**YOUR TASK:**
Extract every record, exactly as written, and ignore the pictures.

**MATERIAL SHOWN:**
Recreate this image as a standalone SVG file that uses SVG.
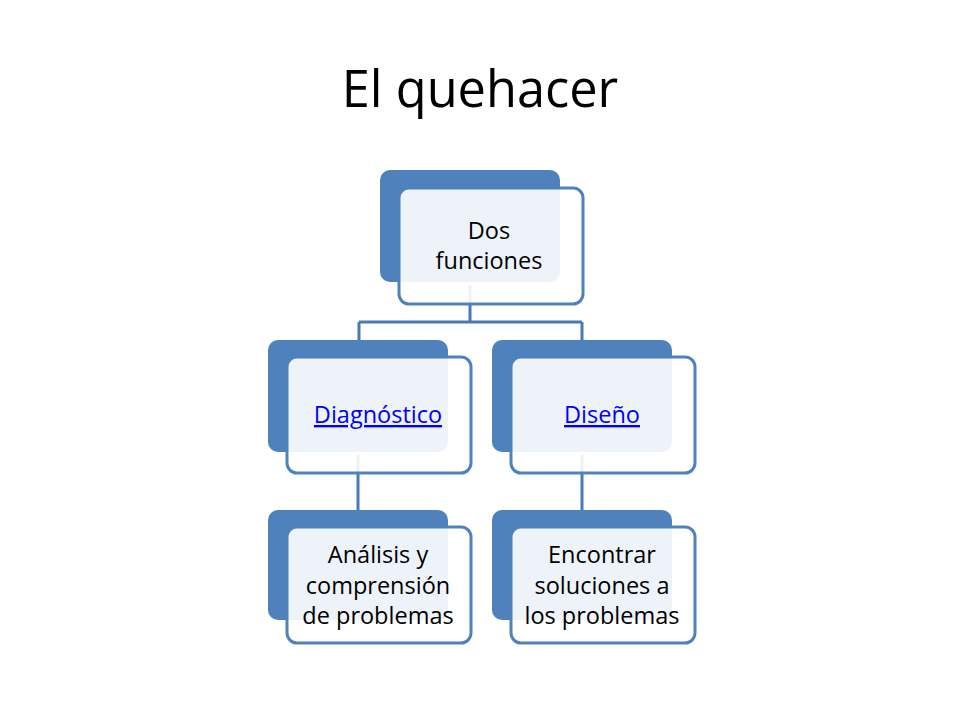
<svg xmlns="http://www.w3.org/2000/svg" width="960" height="720" viewBox="0 0 960 720">
<style>
.back{fill:#4F81BD}
.front{fill:#ffffff;fill-opacity:0.9;stroke:#4F81BD;stroke-width:3}
.con{fill:none;stroke:#4A7AB5;stroke-width:3}
.t{font-family:"Open Sans","Noto Sans",sans-serif;font-size:23.5px;fill:#000;text-anchor:middle}
.link{fill:#0000FF;text-decoration:underline}
</style>
<rect width="960" height="720" fill="#fff"/>
<text x="480" y="107" font-family="Open Sans, Noto Sans, sans-serif" font-size="50.5" text-anchor="middle" fill="#000">El quehacer</text>
<g id="connectors">
<path class="con" d="M470 285 V322 M359 322 H582 M359 322 V345 M582 322 V345"/>
<path class="con" d="M358 455 V515"/>
<path class="con" d="M582 455 V515"/>
</g>
<g id="n-dos">
<rect class="back" x="380" y="170" width="180" height="112" rx="10"/>
<rect class="front" x="399" y="188" width="184" height="116" rx="10"/>
<text class="t" x="489" y="239">Dos</text>
<text class="t" x="489" y="269">funciones</text>
</g>
<g id="n-diag">
<rect class="back" x="268" y="340" width="180" height="112" rx="10"/>
<rect class="front" x="287" y="357" width="184" height="116" rx="10"/>
<text class="t link" x="378" y="423">Diagnóstico</text>
</g>
<g id="n-dis">
<rect class="back" x="492" y="340" width="180" height="112" rx="10"/>
<rect class="front" x="511" y="357" width="184" height="116" rx="10"/>
<text class="t link" x="602" y="423">Diseño</text>
</g>
<g id="n-ana">
<rect class="back" x="268" y="510" width="180" height="110" rx="10"/>
<rect class="front" x="287" y="527" width="184" height="116" rx="10"/>
<text class="t" x="378" y="563">Análisis y</text>
<text class="t" x="378" y="594">comprensión</text>
<text class="t" x="378" y="624">de problemas</text>
</g>
<g id="n-enc">
<rect class="back" x="492" y="510" width="180" height="110" rx="10"/>
<rect class="front" x="511" y="527" width="184" height="116" rx="10"/>
<text class="t" x="602" y="563">Encontrar</text>
<text class="t" x="602" y="594">soluciones a</text>
<text class="t" x="602" y="624">los problemas</text>
</g>
</svg>
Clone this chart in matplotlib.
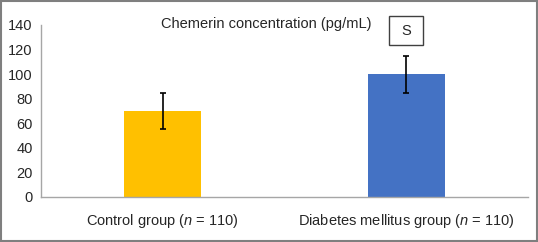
import matplotlib
matplotlib.use("Agg")
import matplotlib.pyplot as plt
from matplotlib.patches import Rectangle

categories = ["Control group ($n$ = 110)", "Diabetes mellitus group ($n$ = 110)"]
values = [70, 100]
errors = [15, 15]
colors = ["#FFC000", "#4472C4"]
yticks = [0, 20, 40, 60, 80, 100, 120, 140]
title = "Chemerin concentration (pg/mL)"
sig_label = "S"

plt.rcParams['font.family'] = ['Liberation Sans', 'DejaVu Sans']
plt.rcParams['mathtext.fontset'] = 'custom'
plt.rcParams['mathtext.rm'] = 'Liberation Sans'
plt.rcParams['mathtext.it'] = 'Liberation Sans:italic'

FS = 10.5

fig = plt.figure(figsize=(5.38, 2.42), dpi=100)
ax = fig.add_axes([41/538, 1-197/242, 487/538, 172/242])

x = list(range(len(categories)))
ax.bar(x, values, width=0.315, color=colors, zorder=2)
ax.errorbar(x, values, yerr=errors, fmt='none', ecolor='black', elinewidth=1.2,
            capsize=2.5, capthick=1.2, zorder=3)

ax.set_xlim(-0.5, 1.5)
ax.set_ylim(0, 140)
ax.set_yticks(yticks)
ax.set_xticks(x)
ax.set_xticklabels(categories, fontsize=FS, color='#262626')
ax.tick_params(axis='y', length=0, labelsize=FS, labelcolor='#262626', pad=6)
ax.tick_params(axis='x', length=0, pad=11)
for s in ['top', 'right']:
    ax.spines[s].set_visible(False)
ax.spines['left'].set_color('#a6a6a6')
ax.spines['bottom'].set_color('#a6a6a6')
ax.spines['left'].set_linewidth(1)
ax.spines['bottom'].set_linewidth(1)

fig.text(266/538, 1-24/242, title, ha='center', va='center', fontsize=FS, color='#262626')

# significance box above DM bar
bx, bw = 1, 0.14
ax.add_patch(Rectangle((bx - bw/2, 124), bw, 23.5, fill=False, edgecolor='#404040',
                       linewidth=1, clip_on=False, zorder=4))
ax.text(bx, 135.5, sig_label, ha='center', va='center', fontsize=FS, color='#262626',
        clip_on=False)

# figure border
fig.add_artist(Rectangle((0.002, 0.004), 0.996, 0.992, transform=fig.transFigure,
                         fill=False, edgecolor='#7f7f7f', linewidth=1.5))

fig.savefig("out.png", dpi=100)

**RESULT FOR THIS TASK:**
Recreate this image as a standalone SVG file that uses SVG.
<svg xmlns="http://www.w3.org/2000/svg" width="960" height="720" viewBox="0 0 960 720">
<style>
.back{fill:#4F81BD}
.front{fill:#ffffff;fill-opacity:0.9;stroke:#4F81BD;stroke-width:3}
.con{fill:none;stroke:#4A7AB5;stroke-width:3}
.t{font-family:"Open Sans","Noto Sans",sans-serif;font-size:23.5px;fill:#000;text-anchor:middle}
.link{fill:#0000FF;text-decoration:underline}
</style>
<rect width="960" height="720" fill="#fff"/>
<text x="480" y="107" font-family="Open Sans, Noto Sans, sans-serif" font-size="50.5" text-anchor="middle" fill="#000">El quehacer</text>
<g id="connectors">
<path class="con" d="M470 285 V322 M359 322 H582 M359 322 V345 M582 322 V345"/>
<path class="con" d="M358 455 V515"/>
<path class="con" d="M582 455 V515"/>
</g>
<g id="n-dos">
<rect class="back" x="380" y="170" width="180" height="112" rx="10"/>
<rect class="front" x="399" y="188" width="184" height="116" rx="10"/>
<text class="t" x="489" y="239">Dos</text>
<text class="t" x="489" y="269">funciones</text>
</g>
<g id="n-diag">
<rect class="back" x="268" y="340" width="180" height="112" rx="10"/>
<rect class="front" x="287" y="357" width="184" height="116" rx="10"/>
<text class="t link" x="378" y="423">Diagnóstico</text>
</g>
<g id="n-dis">
<rect class="back" x="492" y="340" width="180" height="112" rx="10"/>
<rect class="front" x="511" y="357" width="184" height="116" rx="10"/>
<text class="t link" x="602" y="423">Diseño</text>
</g>
<g id="n-ana">
<rect class="back" x="268" y="510" width="180" height="110" rx="10"/>
<rect class="front" x="287" y="527" width="184" height="116" rx="10"/>
<text class="t" x="378" y="563">Análisis y</text>
<text class="t" x="378" y="594">comprensión</text>
<text class="t" x="378" y="624">de problemas</text>
</g>
<g id="n-enc">
<rect class="back" x="492" y="510" width="180" height="110" rx="10"/>
<rect class="front" x="511" y="527" width="184" height="116" rx="10"/>
<text class="t" x="602" y="563">Encontrar</text>
<text class="t" x="602" y="594">soluciones a</text>
<text class="t" x="602" y="624">los problemas</text>
</g>
</svg>
Clone this chart in matplotlib.
import matplotlib
matplotlib.use("Agg")
import matplotlib.pyplot as plt
from matplotlib.patches import Rectangle

categories = ["Control group ($n$ = 110)", "Diabetes mellitus group ($n$ = 110)"]
values = [70, 100]
errors = [15, 15]
colors = ["#FFC000", "#4472C4"]
yticks = [0, 20, 40, 60, 80, 100, 120, 140]
title = "Chemerin concentration (pg/mL)"
sig_label = "S"

plt.rcParams['font.family'] = ['Liberation Sans', 'DejaVu Sans']
plt.rcParams['mathtext.fontset'] = 'custom'
plt.rcParams['mathtext.rm'] = 'Liberation Sans'
plt.rcParams['mathtext.it'] = 'Liberation Sans:italic'

FS = 10.5

fig = plt.figure(figsize=(5.38, 2.42), dpi=100)
ax = fig.add_axes([41/538, 1-197/242, 487/538, 172/242])

x = list(range(len(categories)))
ax.bar(x, values, width=0.315, color=colors, zorder=2)
ax.errorbar(x, values, yerr=errors, fmt='none', ecolor='black', elinewidth=1.2,
            capsize=2.5, capthick=1.2, zorder=3)

ax.set_xlim(-0.5, 1.5)
ax.set_ylim(0, 140)
ax.set_yticks(yticks)
ax.set_xticks(x)
ax.set_xticklabels(categories, fontsize=FS, color='#262626')
ax.tick_params(axis='y', length=0, labelsize=FS, labelcolor='#262626', pad=6)
ax.tick_params(axis='x', length=0, pad=11)
for s in ['top', 'right']:
    ax.spines[s].set_visible(False)
ax.spines['left'].set_color('#a6a6a6')
ax.spines['bottom'].set_color('#a6a6a6')
ax.spines['left'].set_linewidth(1)
ax.spines['bottom'].set_linewidth(1)

fig.text(266/538, 1-24/242, title, ha='center', va='center', fontsize=FS, color='#262626')

# significance box above DM bar
bx, bw = 1, 0.14
ax.add_patch(Rectangle((bx - bw/2, 124), bw, 23.5, fill=False, edgecolor='#404040',
                       linewidth=1, clip_on=False, zorder=4))
ax.text(bx, 135.5, sig_label, ha='center', va='center', fontsize=FS, color='#262626',
        clip_on=False)

# figure border
fig.add_artist(Rectangle((0.002, 0.004), 0.996, 0.992, transform=fig.transFigure,
                         fill=False, edgecolor='#7f7f7f', linewidth=1.5))

fig.savefig("out.png", dpi=100)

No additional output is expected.